What the exercise asks → Leave out the pictures and set down exactly the lines from the start of the listing through the one with "from bokeh.resources import INLINE", both included.

# # #

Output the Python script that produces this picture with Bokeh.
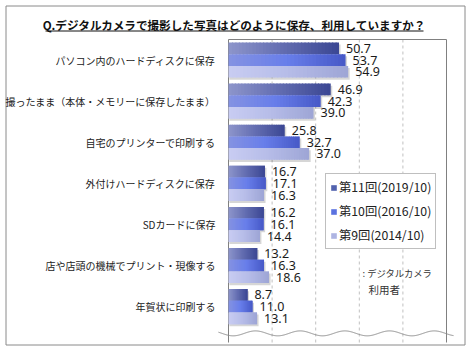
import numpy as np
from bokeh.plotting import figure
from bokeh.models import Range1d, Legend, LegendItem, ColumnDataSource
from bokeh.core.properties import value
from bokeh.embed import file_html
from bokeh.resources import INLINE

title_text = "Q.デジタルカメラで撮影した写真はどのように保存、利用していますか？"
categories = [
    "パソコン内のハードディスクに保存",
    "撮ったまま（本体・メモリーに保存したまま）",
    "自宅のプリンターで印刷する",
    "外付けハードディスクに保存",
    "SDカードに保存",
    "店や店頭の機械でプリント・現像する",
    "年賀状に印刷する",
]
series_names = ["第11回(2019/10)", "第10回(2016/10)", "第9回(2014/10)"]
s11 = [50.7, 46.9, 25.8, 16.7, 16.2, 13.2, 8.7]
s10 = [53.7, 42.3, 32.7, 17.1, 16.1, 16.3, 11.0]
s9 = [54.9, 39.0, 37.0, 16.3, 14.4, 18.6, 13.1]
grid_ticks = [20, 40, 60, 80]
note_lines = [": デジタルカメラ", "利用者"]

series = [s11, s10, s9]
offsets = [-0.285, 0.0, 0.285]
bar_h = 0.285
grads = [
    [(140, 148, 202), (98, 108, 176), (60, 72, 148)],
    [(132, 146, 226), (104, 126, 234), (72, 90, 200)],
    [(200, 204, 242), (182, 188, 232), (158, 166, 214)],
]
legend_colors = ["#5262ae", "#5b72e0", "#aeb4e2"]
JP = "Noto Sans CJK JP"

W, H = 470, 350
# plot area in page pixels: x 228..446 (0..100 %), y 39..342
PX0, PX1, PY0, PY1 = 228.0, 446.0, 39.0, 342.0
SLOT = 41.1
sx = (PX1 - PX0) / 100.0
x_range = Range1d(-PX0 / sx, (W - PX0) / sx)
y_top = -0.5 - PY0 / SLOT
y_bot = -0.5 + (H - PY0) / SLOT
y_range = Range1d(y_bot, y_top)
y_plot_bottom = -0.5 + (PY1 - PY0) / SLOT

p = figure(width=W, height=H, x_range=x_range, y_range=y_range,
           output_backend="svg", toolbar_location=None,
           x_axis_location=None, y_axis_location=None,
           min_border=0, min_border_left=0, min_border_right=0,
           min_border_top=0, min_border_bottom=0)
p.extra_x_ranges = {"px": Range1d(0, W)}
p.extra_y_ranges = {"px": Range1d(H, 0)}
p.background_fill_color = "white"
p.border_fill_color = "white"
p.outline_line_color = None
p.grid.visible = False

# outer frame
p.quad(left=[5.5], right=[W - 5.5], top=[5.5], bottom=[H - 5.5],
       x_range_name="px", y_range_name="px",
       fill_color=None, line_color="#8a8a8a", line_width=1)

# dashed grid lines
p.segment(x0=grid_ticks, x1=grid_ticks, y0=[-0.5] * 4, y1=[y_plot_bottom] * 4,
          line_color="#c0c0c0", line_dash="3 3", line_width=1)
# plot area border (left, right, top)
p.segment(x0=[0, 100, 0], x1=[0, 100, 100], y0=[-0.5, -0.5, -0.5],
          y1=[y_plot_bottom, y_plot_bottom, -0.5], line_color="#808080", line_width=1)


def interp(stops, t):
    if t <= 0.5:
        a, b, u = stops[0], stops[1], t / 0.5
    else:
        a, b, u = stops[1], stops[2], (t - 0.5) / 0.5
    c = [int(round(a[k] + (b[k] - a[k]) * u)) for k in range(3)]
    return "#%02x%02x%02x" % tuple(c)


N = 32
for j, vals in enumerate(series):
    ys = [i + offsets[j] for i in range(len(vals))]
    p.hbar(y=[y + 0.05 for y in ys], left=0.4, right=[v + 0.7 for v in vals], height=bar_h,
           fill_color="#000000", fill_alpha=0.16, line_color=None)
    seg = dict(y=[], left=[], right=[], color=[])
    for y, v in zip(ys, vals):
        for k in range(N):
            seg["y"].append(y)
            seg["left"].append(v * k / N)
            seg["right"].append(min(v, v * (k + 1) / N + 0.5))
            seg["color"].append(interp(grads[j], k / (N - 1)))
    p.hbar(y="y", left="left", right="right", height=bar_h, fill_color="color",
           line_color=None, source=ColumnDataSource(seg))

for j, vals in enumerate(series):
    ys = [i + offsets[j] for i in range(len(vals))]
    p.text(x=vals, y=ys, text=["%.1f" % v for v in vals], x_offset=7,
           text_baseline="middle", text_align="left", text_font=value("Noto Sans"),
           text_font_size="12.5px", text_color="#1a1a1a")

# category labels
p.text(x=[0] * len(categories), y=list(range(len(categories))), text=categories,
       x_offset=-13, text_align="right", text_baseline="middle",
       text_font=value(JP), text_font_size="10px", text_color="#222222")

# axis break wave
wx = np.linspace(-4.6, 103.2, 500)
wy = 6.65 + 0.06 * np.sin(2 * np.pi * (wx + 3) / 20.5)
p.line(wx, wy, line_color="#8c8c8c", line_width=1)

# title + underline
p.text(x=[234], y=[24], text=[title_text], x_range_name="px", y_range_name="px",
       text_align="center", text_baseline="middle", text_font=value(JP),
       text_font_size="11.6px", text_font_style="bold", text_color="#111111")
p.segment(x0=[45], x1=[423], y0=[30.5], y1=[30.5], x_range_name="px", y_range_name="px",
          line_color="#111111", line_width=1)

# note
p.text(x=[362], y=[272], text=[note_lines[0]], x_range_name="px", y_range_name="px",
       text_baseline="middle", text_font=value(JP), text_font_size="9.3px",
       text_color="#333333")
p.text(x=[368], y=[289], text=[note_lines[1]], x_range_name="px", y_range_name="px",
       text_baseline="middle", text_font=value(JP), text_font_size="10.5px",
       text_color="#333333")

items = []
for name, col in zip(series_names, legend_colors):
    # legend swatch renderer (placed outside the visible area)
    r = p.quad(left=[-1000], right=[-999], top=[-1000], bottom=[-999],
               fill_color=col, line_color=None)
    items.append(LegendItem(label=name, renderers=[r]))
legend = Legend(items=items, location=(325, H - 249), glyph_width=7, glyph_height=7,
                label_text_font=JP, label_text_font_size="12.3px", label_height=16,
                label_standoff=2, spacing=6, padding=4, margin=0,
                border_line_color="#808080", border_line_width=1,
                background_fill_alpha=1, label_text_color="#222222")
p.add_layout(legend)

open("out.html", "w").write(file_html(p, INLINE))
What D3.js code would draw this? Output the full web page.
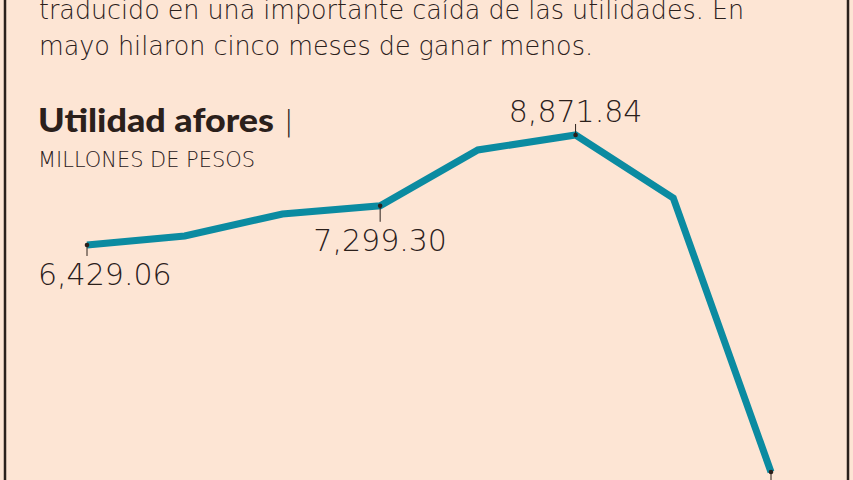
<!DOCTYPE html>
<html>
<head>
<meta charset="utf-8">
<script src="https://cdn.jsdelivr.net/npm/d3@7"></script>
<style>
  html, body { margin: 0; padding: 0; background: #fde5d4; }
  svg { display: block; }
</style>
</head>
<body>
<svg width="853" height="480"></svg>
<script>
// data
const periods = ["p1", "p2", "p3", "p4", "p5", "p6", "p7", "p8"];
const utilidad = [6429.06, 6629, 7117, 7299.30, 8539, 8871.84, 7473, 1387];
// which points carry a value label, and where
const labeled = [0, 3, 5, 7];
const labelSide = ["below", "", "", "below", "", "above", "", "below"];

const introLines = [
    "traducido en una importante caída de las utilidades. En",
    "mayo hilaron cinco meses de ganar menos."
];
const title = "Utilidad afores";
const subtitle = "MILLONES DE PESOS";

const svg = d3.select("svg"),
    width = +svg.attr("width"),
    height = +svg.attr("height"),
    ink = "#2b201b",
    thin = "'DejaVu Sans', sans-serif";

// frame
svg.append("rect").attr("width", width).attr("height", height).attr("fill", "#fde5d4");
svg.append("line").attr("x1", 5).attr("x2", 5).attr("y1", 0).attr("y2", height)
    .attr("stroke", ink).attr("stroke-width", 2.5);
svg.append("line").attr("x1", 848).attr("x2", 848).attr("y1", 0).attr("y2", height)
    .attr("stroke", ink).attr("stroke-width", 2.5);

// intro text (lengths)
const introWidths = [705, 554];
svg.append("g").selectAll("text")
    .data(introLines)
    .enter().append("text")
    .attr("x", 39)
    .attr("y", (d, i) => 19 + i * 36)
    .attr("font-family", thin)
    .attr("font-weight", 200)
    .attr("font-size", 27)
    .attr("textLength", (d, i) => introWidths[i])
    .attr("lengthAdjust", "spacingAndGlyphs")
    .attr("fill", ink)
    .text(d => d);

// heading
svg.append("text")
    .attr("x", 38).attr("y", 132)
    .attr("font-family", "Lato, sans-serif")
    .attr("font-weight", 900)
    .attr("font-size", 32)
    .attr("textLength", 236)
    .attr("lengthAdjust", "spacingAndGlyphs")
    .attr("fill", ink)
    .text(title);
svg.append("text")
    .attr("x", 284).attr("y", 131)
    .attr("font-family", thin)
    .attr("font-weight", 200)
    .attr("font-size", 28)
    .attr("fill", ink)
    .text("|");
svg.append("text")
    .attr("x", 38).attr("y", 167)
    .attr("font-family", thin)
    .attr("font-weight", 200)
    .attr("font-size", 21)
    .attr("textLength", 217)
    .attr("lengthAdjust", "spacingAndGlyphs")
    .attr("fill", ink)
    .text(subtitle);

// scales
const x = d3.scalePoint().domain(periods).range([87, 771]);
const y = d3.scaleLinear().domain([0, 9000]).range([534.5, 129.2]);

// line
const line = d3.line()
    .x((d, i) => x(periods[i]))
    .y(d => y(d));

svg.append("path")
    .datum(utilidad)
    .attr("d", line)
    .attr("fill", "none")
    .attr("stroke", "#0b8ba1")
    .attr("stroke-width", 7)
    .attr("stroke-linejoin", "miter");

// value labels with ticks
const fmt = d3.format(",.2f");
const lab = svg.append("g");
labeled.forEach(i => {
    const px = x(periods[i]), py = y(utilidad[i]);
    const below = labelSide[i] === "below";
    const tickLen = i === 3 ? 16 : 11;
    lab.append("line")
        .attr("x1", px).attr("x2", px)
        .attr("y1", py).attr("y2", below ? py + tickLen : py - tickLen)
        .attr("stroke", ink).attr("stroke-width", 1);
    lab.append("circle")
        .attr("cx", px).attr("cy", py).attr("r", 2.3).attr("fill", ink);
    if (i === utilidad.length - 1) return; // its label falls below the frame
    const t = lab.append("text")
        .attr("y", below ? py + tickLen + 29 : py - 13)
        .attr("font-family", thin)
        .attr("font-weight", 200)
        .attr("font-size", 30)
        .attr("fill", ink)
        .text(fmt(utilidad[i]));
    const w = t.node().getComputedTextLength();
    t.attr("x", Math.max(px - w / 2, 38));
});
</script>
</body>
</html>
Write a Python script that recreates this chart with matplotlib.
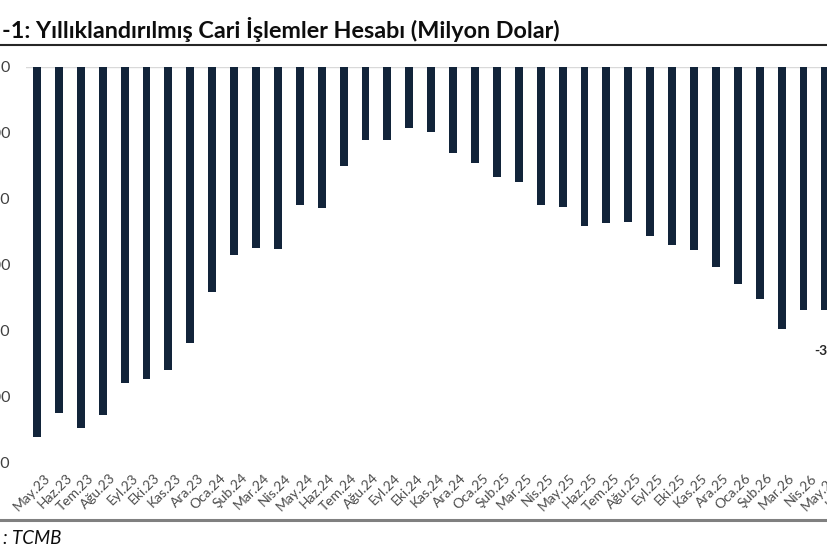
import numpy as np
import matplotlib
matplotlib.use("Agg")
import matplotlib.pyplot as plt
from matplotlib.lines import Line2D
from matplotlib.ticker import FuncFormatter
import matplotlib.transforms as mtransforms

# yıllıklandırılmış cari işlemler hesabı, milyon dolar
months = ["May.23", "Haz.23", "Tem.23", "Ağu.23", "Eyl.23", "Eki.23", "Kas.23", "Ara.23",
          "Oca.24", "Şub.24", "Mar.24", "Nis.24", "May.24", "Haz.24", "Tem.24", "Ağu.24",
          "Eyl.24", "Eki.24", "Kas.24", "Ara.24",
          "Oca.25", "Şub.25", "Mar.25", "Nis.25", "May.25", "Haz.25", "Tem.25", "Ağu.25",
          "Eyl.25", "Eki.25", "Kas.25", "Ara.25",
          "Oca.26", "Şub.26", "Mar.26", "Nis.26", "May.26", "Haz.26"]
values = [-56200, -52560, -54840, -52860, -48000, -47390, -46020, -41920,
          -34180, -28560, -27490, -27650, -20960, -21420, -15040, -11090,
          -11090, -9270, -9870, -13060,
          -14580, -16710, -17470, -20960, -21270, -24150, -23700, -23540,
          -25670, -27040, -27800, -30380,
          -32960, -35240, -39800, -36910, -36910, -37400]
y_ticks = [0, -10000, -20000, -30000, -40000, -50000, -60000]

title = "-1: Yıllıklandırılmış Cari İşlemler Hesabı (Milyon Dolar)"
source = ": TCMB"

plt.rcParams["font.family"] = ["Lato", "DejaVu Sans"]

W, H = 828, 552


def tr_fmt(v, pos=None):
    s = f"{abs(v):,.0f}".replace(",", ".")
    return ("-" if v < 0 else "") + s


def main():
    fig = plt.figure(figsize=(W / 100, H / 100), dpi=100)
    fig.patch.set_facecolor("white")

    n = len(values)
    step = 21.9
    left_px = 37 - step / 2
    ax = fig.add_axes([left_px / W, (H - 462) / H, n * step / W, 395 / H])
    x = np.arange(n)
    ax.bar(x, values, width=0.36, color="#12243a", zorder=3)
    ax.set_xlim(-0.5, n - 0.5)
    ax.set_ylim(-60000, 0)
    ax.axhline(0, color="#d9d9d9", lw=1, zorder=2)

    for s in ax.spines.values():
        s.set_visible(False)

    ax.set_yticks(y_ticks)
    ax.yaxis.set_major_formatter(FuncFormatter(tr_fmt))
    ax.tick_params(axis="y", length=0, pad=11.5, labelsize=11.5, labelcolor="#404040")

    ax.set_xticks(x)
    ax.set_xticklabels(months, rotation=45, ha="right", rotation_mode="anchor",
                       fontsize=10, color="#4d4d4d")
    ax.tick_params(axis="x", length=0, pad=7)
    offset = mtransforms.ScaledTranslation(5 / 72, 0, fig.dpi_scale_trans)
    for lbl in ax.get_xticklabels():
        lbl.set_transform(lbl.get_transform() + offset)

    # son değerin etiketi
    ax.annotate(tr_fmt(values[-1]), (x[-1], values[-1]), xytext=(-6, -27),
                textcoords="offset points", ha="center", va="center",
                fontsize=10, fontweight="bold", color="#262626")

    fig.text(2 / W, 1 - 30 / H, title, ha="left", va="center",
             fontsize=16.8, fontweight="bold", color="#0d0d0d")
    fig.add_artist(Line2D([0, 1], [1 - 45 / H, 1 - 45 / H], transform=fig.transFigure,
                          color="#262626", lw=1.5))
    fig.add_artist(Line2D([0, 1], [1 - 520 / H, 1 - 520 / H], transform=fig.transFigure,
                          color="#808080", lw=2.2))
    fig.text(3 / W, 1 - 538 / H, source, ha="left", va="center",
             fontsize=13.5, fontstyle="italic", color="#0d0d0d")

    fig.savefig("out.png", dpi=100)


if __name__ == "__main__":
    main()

# # #

Worked solution →
Output the Python script that produces this picture with Bokeh.
import numpy as np
from bokeh.plotting import figure
from bokeh.models import Range1d, Legend, LegendItem, ColumnDataSource
from bokeh.core.properties import value
from bokeh.embed import file_html
from bokeh.resources import INLINE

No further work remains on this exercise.